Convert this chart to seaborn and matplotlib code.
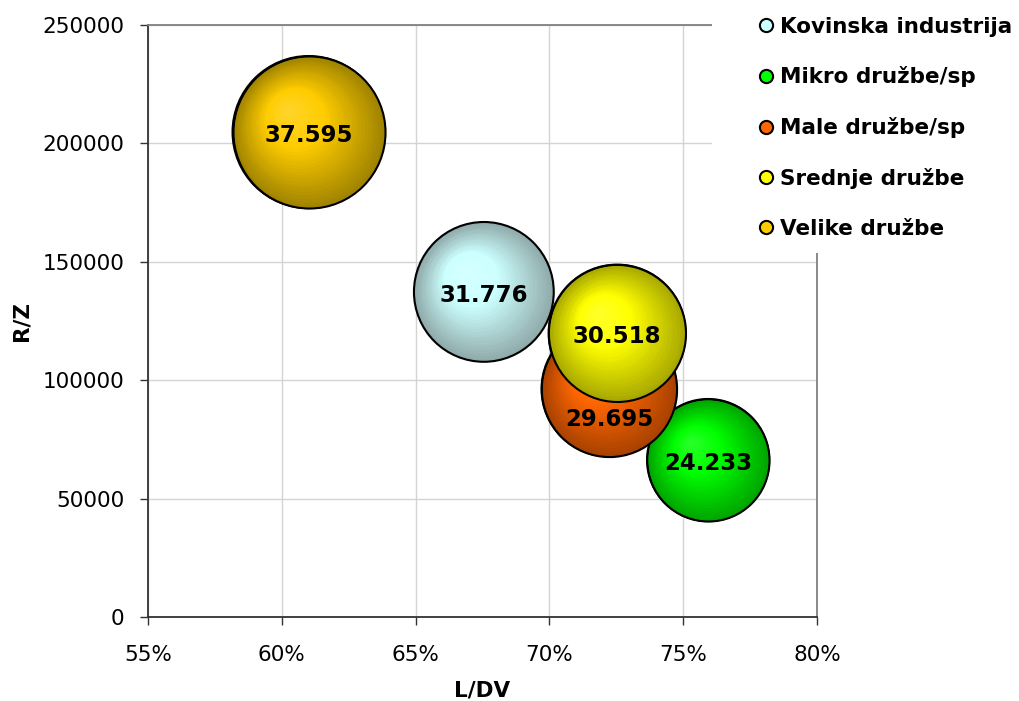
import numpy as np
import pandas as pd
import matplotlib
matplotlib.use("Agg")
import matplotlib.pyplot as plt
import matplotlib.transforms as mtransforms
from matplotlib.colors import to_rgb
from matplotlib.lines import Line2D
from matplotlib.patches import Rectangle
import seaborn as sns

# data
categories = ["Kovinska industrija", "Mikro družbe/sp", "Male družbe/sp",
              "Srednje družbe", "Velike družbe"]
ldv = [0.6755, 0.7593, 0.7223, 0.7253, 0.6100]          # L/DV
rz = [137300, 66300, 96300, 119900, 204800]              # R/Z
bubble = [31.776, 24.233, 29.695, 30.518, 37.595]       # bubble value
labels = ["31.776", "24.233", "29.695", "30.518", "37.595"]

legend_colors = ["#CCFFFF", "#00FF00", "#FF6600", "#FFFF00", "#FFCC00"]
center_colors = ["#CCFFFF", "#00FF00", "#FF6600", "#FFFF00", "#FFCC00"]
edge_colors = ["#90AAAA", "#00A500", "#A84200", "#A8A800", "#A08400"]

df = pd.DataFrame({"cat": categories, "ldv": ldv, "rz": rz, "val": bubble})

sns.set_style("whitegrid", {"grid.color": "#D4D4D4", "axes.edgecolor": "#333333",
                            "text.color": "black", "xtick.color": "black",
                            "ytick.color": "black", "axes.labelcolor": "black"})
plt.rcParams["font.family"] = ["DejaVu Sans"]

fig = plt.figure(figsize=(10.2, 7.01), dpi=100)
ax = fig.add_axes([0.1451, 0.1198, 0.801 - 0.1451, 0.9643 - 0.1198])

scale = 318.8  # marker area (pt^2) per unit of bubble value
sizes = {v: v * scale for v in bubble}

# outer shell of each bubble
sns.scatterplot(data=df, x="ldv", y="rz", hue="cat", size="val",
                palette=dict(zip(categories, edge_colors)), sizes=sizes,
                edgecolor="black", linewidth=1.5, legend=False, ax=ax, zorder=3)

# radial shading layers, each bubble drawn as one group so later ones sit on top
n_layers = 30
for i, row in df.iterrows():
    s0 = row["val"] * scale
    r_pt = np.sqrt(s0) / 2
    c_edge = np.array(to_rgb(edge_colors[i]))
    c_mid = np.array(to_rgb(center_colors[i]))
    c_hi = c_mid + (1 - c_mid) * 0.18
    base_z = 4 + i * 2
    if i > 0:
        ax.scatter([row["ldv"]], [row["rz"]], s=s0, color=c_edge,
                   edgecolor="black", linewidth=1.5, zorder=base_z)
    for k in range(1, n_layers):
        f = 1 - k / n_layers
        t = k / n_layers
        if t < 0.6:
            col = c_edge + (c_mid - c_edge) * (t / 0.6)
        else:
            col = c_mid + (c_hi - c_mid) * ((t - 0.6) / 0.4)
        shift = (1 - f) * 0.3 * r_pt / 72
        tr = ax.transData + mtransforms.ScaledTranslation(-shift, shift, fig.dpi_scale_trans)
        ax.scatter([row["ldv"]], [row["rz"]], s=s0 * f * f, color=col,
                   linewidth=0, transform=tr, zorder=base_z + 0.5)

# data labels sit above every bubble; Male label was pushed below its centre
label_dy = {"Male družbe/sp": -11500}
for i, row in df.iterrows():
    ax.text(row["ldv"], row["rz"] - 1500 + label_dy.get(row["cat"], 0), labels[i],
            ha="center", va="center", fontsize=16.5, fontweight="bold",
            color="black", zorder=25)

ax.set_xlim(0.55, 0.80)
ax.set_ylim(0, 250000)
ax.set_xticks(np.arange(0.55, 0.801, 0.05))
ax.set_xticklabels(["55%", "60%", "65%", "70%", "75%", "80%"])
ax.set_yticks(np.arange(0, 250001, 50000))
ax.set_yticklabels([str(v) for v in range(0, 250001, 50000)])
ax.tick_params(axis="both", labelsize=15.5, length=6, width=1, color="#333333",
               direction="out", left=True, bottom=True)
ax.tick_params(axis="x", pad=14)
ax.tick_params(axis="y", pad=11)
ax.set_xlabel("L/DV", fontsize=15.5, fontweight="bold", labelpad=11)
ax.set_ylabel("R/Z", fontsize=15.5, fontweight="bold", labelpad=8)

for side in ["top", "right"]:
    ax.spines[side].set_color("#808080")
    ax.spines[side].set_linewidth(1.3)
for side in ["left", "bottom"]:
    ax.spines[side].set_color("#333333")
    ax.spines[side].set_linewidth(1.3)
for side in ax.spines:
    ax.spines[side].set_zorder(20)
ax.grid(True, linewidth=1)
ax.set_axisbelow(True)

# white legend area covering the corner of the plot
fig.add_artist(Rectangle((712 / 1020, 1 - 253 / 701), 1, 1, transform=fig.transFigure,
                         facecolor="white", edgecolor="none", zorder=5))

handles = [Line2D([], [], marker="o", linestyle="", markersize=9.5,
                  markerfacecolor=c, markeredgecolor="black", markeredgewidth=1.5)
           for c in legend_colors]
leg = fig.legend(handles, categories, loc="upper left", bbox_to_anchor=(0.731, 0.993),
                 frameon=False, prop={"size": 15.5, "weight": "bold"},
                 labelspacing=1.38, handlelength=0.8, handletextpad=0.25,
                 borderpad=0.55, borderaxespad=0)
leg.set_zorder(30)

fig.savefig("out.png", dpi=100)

= = =

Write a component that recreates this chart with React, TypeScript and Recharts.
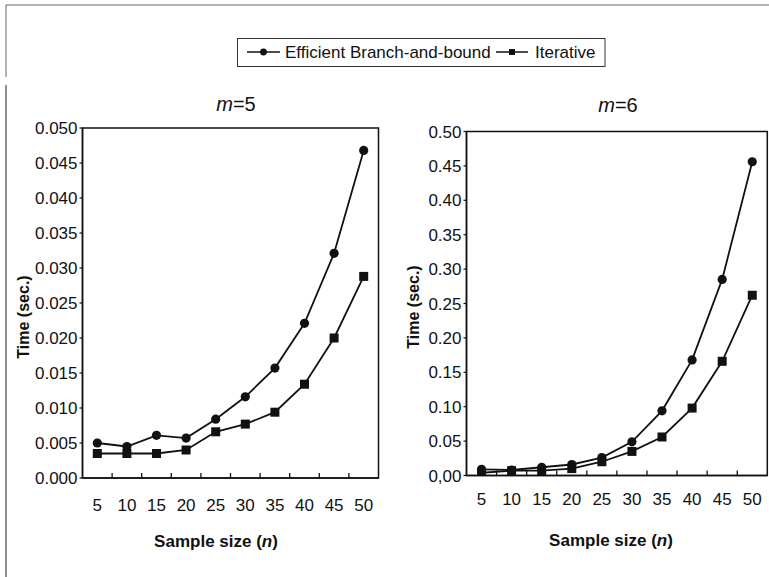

= = =

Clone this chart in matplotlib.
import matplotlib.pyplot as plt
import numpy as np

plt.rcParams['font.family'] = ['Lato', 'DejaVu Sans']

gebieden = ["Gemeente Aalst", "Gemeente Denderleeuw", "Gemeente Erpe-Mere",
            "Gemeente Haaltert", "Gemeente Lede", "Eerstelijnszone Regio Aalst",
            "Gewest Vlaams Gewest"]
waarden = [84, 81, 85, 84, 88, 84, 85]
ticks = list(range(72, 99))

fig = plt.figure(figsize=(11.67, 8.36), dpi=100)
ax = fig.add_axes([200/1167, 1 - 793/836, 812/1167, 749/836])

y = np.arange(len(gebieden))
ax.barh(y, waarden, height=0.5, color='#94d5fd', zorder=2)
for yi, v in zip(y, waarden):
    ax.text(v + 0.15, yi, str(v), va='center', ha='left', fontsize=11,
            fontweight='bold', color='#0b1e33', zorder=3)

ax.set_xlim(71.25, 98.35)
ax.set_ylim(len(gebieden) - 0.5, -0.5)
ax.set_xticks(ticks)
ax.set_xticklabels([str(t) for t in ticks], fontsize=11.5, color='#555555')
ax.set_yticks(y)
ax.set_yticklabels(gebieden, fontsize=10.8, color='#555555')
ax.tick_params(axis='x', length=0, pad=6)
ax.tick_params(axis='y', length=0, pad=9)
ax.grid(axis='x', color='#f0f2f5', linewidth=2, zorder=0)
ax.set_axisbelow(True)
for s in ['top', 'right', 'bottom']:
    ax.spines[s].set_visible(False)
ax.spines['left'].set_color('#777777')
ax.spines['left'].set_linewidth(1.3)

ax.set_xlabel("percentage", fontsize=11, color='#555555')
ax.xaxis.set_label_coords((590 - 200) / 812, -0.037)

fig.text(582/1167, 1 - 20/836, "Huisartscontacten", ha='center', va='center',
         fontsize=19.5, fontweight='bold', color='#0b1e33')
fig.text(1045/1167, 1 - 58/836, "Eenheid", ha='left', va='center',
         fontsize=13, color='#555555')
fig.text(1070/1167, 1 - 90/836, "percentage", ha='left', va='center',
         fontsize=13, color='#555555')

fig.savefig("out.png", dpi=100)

= = =

- Problem description -
Repeat exactly the part that opens with the line containing "Convert this chart" and closes with the line containing "scale for v". Include both end lines, and drop the pictures.

- Exercise answer -
Convert this chart to seaborn and matplotlib code.
import numpy as np
import pandas as pd
import matplotlib
matplotlib.use("Agg")
import matplotlib.pyplot as plt
import matplotlib.transforms as mtransforms
from matplotlib.colors import to_rgb
from matplotlib.lines import Line2D
from matplotlib.patches import Rectangle
import seaborn as sns

# data
categories = ["Kovinska industrija", "Mikro družbe/sp", "Male družbe/sp",
              "Srednje družbe", "Velike družbe"]
ldv = [0.6755, 0.7593, 0.7223, 0.7253, 0.6100]          # L/DV
rz = [137300, 66300, 96300, 119900, 204800]              # R/Z
bubble = [31.776, 24.233, 29.695, 30.518, 37.595]       # bubble value
labels = ["31.776", "24.233", "29.695", "30.518", "37.595"]

legend_colors = ["#CCFFFF", "#00FF00", "#FF6600", "#FFFF00", "#FFCC00"]
center_colors = ["#CCFFFF", "#00FF00", "#FF6600", "#FFFF00", "#FFCC00"]
edge_colors = ["#90AAAA", "#00A500", "#A84200", "#A8A800", "#A08400"]

df = pd.DataFrame({"cat": categories, "ldv": ldv, "rz": rz, "val": bubble})

sns.set_style("whitegrid", {"grid.color": "#D4D4D4", "axes.edgecolor": "#333333",
                            "text.color": "black", "xtick.color": "black",
                            "ytick.color": "black", "axes.labelcolor": "black"})
plt.rcParams["font.family"] = ["DejaVu Sans"]

fig = plt.figure(figsize=(10.2, 7.01), dpi=100)
ax = fig.add_axes([0.1451, 0.1198, 0.801 - 0.1451, 0.9643 - 0.1198])

scale = 318.8  # marker area (pt^2) per unit of bubble value
sizes = {v: v * scale for v in bubble}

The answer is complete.